2. (Advanced) What are the responsibilities of a head football coach to make sure that his team obeys all rules and practices appropriate conduct?

3. (Advanced) Do you believe Belichick when he says, "In my entire coaching career, I've never talked to any player, staff member, about football air pressure."

Reviewed By: OC Ferrell, University of New Mexico


Fraud-Prevention Company Stopped Providing Bank Verification to Payday Lenders
by: Alan Zibel
Jan 21, 2015
Click here to view the full article on WSJ.com

TOPICS: payday lender, Banking Industry, Business Ethics

SUMMARY: A fraud-prevention company owned by five major U.S. banks stopped providing bank account verification services to payday lenders last year, according to people familiar with the matter, as banks exit the business of working with riskier clients. Until last year, Early Warning Services LLC had been used by payday lenders as a way to check whether borrowers' bank accounts are valid and not overdrawn. Hundreds of financial institutions around the country exchange information on a data clearinghouse run by the Scottsdale, Ariz.-based Early Warning Services to prevent fraud such as forgery and fraudulent loans and to validate whether customers' accounts are in good standing. But Early Warning stopped working with payday lenders last year amid broad concerns in the banking industry about the risks of working with payday lending clients, the people said. Several payday lenders that operate online have been accused of fraud by federal officials, and some lack state lending licenses, instead operating through Indian tribes that claim sovereign status. Early Warning is owned by Bank of America Corp. , J.P. Morgan Chase & Co, Wells Fargo & Co. BB&T Corp. and Capital One Financial Corp. The banks either declined to comment or couldn't be reached for comment. Officials at the Consumer Financial Protection Bureau are working on a proposal that would require payday lenders to make sure customers can pay back their loans, The Wall Street Journal reported earlier this month. "At a time when the CFPB is considering underwriting standards for small dollar loans, it is curious that this product is being denied," said Lisa McGreevey, president of the Online Lenders Alliance, which represents Internet-based lenders. "Consumers are the ones who will suffer the consequences because they will now potentially face additional bank overdraft fees" if they don't have enough money in their accounts.

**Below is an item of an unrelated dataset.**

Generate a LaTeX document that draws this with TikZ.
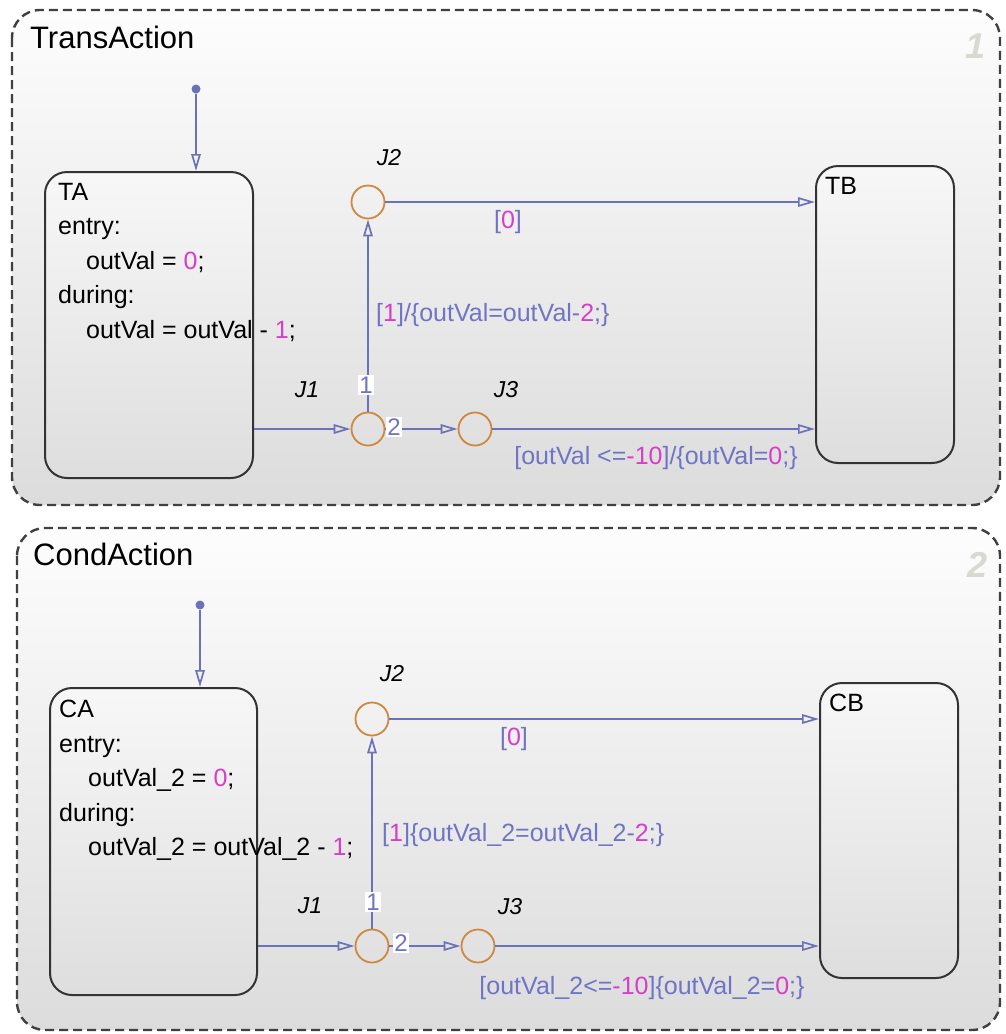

CLASSROOM APPLICATION: Payday lenders provide consumers very short-term loans, such as two or three weeks, at astronomically high interest rates that are often over 100%. Consumers use payday loans because they don't have an alternative through the existing financial system. Now a fraud-prevention company owned by five major banks has stopped providing bank-account verification services to payday lenders. This is because a number of payday lenders have been accused of fraud by federal officials Since regulators are trying to keep close watch over payment firms that work with certain types of merchants, major banks are refusing to provide needed background checks on payday lenders' financial condition.

QUESTIONS: 
1. (Introductory) Should the five major banks that control bank-account verification services refuse to provide needed information to payday lenders?

2. (Advanced) Is it possible that many consumers will be put in a crisis situation if they cannot borrow money through payday lenders to cover an emergency?

3. (Advanced) Should the Consumer Financial Protection Bureau develop rules that would require payday lenders to make sure customers can pay back their loans?